Still, diet and supplements can only get you so far-the rest of the journey depends on the right attitude, something that Florio learned early on from his father, Pasquale. Pasquale opened his own ice and coal business in the 1920s, in which he worked six and half days a week. His personal life was just as tough. A twin boy and girl died of infections before reaching six-months and Pasquale's wife died of cardiovascular disease at age 39. (Vito was only eight.) Then the depression hit the Florio household hard. Yet Florio senior was never depressed, a fact that he attributed to his habit of humming, singing and whistling. As a young boy, Vito developed the same outlook using the same technique and to this day sings along with old show tunes (Elaine is the whistler in the family). Vito believes his father's approach could some day replace St. John's Wort as a natural anti-depressant.
"I never get depressed and I never get headaches," he says. "It all depends on how you look at something and I try to look on the good side of things-I'm a real glass-is-half-full kind of guy."

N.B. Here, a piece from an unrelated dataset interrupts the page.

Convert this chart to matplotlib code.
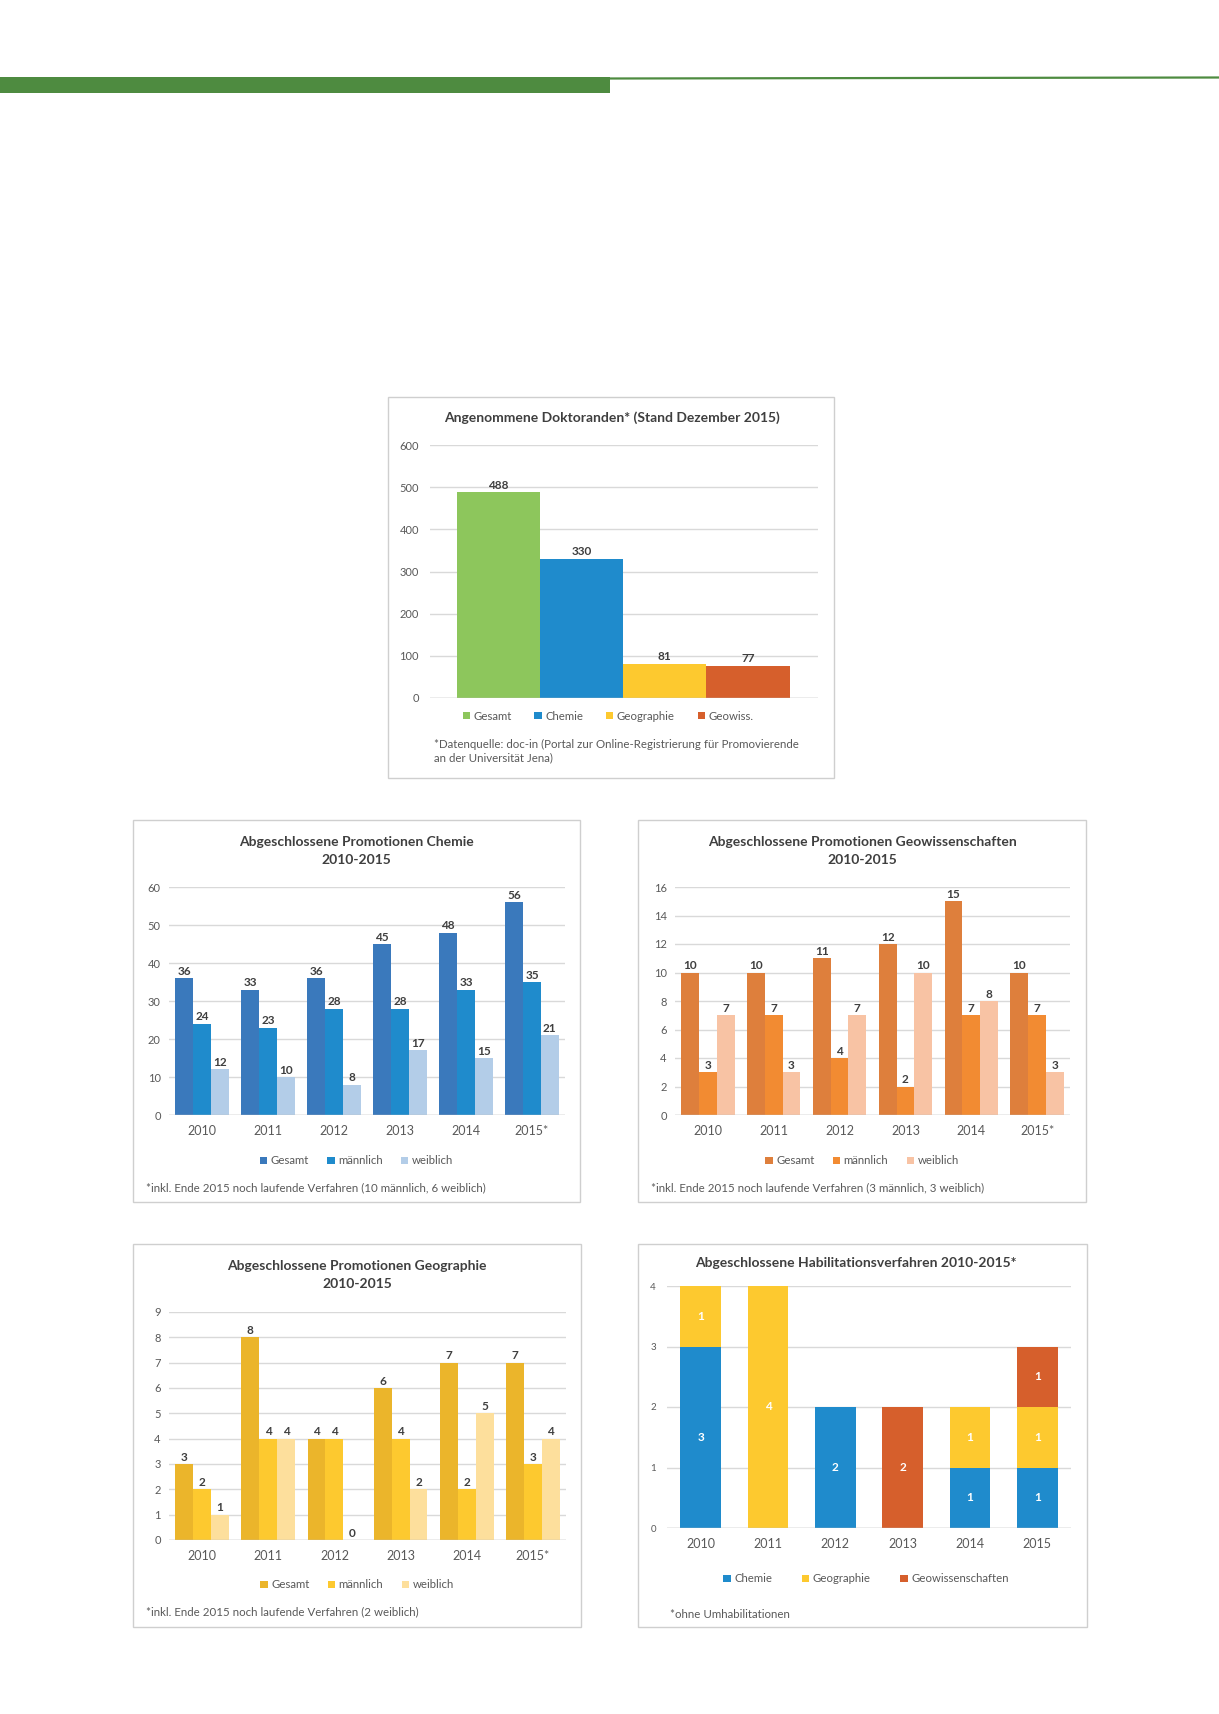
import numpy as np
import matplotlib
matplotlib.use("Agg")
import matplotlib.pyplot as plt
from matplotlib.patches import Rectangle, Patch
from matplotlib.lines import Line2D

plt.rcParams['font.family'] = ['Lato', 'DejaVu Sans']

# data
dok_labels = ["Gesamt", "Chemie", "Geographie", "Geowiss."]
dok_values = [488, 330, 81, 77]

years = ["2010", "2011", "2012", "2013", "2014", "2015*"]
series_names = ["Gesamt", "männlich", "weiblich"]
chemie_gesamt = [36, 33, 36, 45, 48, 56]
chemie_maennlich = [24, 23, 28, 28, 33, 35]
chemie_weiblich = [12, 10, 8, 17, 15, 21]
geowiss_gesamt = [10, 10, 11, 12, 15, 10]
geowiss_maennlich = [3, 7, 4, 2, 7, 7]
geowiss_weiblich = [7, 3, 7, 10, 8, 3]
geo_gesamt = [3, 8, 4, 6, 7, 7]
geo_maennlich = [2, 4, 4, 4, 2, 3]
geo_weiblich = [1, 4, 0, 2, 5, 4]

habil_years = ["2010", "2011", "2012", "2013", "2014", "2015"]
habil_names = ["Chemie", "Geographie", "Geowissenschaften"]
habil_chemie = [3, 0, 2, 0, 1, 1]
habil_geographie = [1, 4, 0, 0, 1, 1]
habil_geowiss = [0, 0, 0, 2, 0, 1]

W, H = 1219, 1714
fig = plt.figure(figsize=(W / 100, H / 100), dpi=100)

TXT = "#3F3F3F"
TICK = "#595959"
GRID = "#D9D9D9"


def fx(x):
    return x / W


def fy(y):
    return 1 - y / H


def px_axes(x0, y0, x1, y1):
    return fig.add_axes([fx(x0), fy(y1), (x1 - x0) / W, (y1 - y0) / H])


def box(x0, y0, x1, y1):
    fig.add_artist(Rectangle((fx(x0), fy(y1)), (x1 - x0) / W, (y1 - y0) / H,
                             transform=fig.transFigure, fill=False,
                             edgecolor="#CFCFCF", lw=1))


def style(ax, ymax, step, ypad=6, xpad=7, ysize=8, xsize=9):
    ax.set_ylim(0, ymax)
    ax.set_yticks(np.arange(0, ymax + step / 2, step))
    for s in ax.spines.values():
        s.set_visible(False)
    ax.yaxis.grid(True, color=GRID, lw=1)
    ax.axhline(0, color="#BFBFBF", lw=1, zorder=1)
    ax.set_axisbelow(True)
    ax.tick_params(length=0, colors=TICK)
    ax.tick_params(axis="y", pad=ypad, labelsize=ysize)
    ax.tick_params(axis="x", pad=xpad, labelsize=xsize)


def legend(handles_labels, cx, cy, spacing=1.6):
    handles = [Patch(facecolor=c, edgecolor="none") for c, _ in handles_labels]
    labels = [l for _, l in handles_labels]
    fig.legend(handles, labels, loc="center", bbox_to_anchor=(fx(cx), fy(cy)),
               ncol=len(handles), frameon=False, fontsize=8.2,
               handlelength=0.65, handleheight=0.65, handletextpad=0.3,
               columnspacing=spacing, labelcolor=TICK)


# header bar
fig.add_artist(Rectangle((0, fy(93)), fx(610), 16 / H, transform=fig.transFigure,
                         facecolor="#4E8B40", edgecolor="none"))
fig.add_artist(Line2D([fx(608), 1], [fy(78.5), fy(77.5)], transform=fig.transFigure,
                      color="#4E8B40", lw=1.6))

# chart 1: Angenommene Doktoranden
dok_colors = ["#8DC65C", "#1F8BCC", "#FDC92F", "#D65F2C"]
box(388, 397, 834, 778)
fig.text(fx(612), fy(418), "Angenommene Doktoranden* (Stand Dezember 2015)",
         ha="center", va="center", fontsize=10, fontweight="bold", color=TXT)
ax = px_axes(430, 445, 818, 698)
b = ax.bar(range(len(dok_values)), dok_values, width=1.0, color=dok_colors)
style(ax, 600, 100, ypad=8)
ax.set_xticks([])
ax.set_xlim(-0.82, 3.84)
ax.bar_label(b, padding=1, fontsize=8.5, fontweight="bold", color=TXT)
legend(list(zip(dok_colors, dok_labels)), 608, 716, spacing=2.0)
fig.text(fx(434), fy(744), "*Datenquelle: doc-in (Portal zur Online-Registrierung für Promovierende",
         ha="left", va="center", fontsize=8.3, color=TICK)
fig.text(fx(434), fy(758), "an der Universität Jena)",
         ha="left", va="center", fontsize=8.3, color=TICK)


def grouped(x0, y0, x1, y1, title, data, colors, ymax, step, note, axbox):
    box(x0, y0, x1, y1)
    cx = (x0 + x1) / 2
    fig.text(fx(cx), fy(y0 + 22), title[0], ha="center", va="center",
             fontsize=10, fontweight="bold", color=TXT)
    fig.text(fx(cx), fy(y0 + 40), title[1], ha="center", va="center",
             fontsize=10, fontweight="bold", color=TXT)
    ax = px_axes(*axbox)
    x = np.arange(len(years))
    w = 0.27
    for i, (vals, c) in enumerate(zip(data, colors)):
        bb = ax.bar(x + (i - 1) * w, vals, width=w, color=c)
        ax.bar_label(bb, padding=1, fontsize=8.5, fontweight="bold", color=TXT)
    style(ax, ymax, step)
    ax.set_xticks(x)
    ax.set_xticklabels(years)
    ax.set_xlim(-0.5, 5.5)
    legend(list(zip(colors, series_names)), cx, y0 + 341)
    fig.text(fx(x0 + 13), fy(y0 + 368), note, ha="left", va="center",
             fontsize=8.3, color=TICK)


grouped(133, 820, 580, 1202,
        ("Abgeschlossene Promotionen Chemie", "2010-2015"),
        [chemie_gesamt, chemie_maennlich, chemie_weiblich],
        ["#3A79BC", "#1F8BCC", "#B3CDE8"], 60, 10,
        "*inkl. Ende 2015 noch laufende Verfahren (10 männlich, 6 weiblich)",
        (169, 887, 565, 1115))

grouped(638, 820, 1086, 1202,
        ("Abgeschlossene Promotionen Geowissenschaften", "2010-2015"),
        [geowiss_gesamt, geowiss_maennlich, geowiss_weiblich],
        ["#DE7F3C", "#F28B32", "#F8C3A4"], 16, 2,
        "*inkl. Ende 2015 noch laufende Verfahren (3 männlich, 3 weiblich)",
        (675, 887, 1070, 1115))

grouped(133, 1244, 581, 1627,
        ("Abgeschlossene Promotionen Geographie", "2010-2015"),
        [geo_gesamt, geo_maennlich, geo_weiblich],
        ["#EBB52B", "#FDC92F", "#FDDF9C"], 9, 1,
        "*inkl. Ende 2015 noch laufende Verfahren (2 weiblich)",
        (169, 1312, 566, 1540))

# Habilitationen (stacked)
habil_colors = ["#1F8BCC", "#FDC92F", "#D65F2C"]
box(638, 1244, 1087, 1627)
fig.text(fx(856), fy(1263), "Abgeschlossene Habilitationsverfahren 2010-2015*",
         ha="center", va="center", fontsize=10, fontweight="bold", color=TXT)
ax = px_axes(667, 1286, 1071, 1528)
x = np.arange(len(habil_years))
bottom = np.zeros(len(habil_years))
for vals, c in zip([habil_chemie, habil_geographie, habil_geowiss], habil_colors):
    bb = ax.bar(x, vals, width=0.6, bottom=bottom, color=c)
    ax.bar_label(bb, labels=[str(v) if v else "" for v in vals], label_type="center",
                 fontsize=8.5, fontweight="bold", color="white")
    bottom += np.array(vals)
style(ax, 4, 1, ypad=8, ysize=7)
ax.set_xticks(x)
ax.set_xticklabels(habil_years)
ax.set_xlim(-0.5, 5.5)
legend(list(zip(habil_colors, habil_names)), 866, 1579, spacing=2.6)
fig.text(fx(670), fy(1614), "*ohne Umhabilitationen", ha="left", va="center",
         fontsize=8.3, color=TICK)

fig.savefig("out.png", dpi=100, facecolor="white")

His positive attitude has surely been tested. Vito first arrived in Florida in 1974, with dreams of joining a friend's condo maintenance business, but saw his dream evaporate during the recession when new construction came to a standstill. Instead, he and a partner opened a lawn-service business, which floundered and was later disbanded. Vito went bankrupt. He then moved his family back to New York where he owned and managed nine apartment buildings in Brooklyn. But, under rent control, the neighborhood began to decline and Vito lost most of his investment. Undeterred, he went back into garment production and remade his life. Eventually, the Florios decided to give Florida another try. "A lot of people go through life afraid to take a chance," he says. "But I'm not one of those. I've always had so much confidence in myself that I never thought I could fail." That confidence came in handy in 1994 when Vito sustained a groin injury for which his physician prescribed anti-inflammatory drugs. The treatment gave him such severe gastric irritation that he stopped taking the medication and was informed that his only hope for pain relief was a hip replacement. "I refused," he remembers. "I preferred to rely on my faith, common sense and motivation not to have that hip operation."
Instead, Vito hit the research library, reading everything he could find about pain and arthritis treatments. That's when he developed his own pain reliever-and began sharing it with others. He has since sold the patent, but became involved with the herbal/ botanical company shortly thereafter.
"I still can't seem to retire," he says. "'Why?' Because I see that people in the U.S. and the rest of the world still have all kinds of health problems and I believe my help is needed."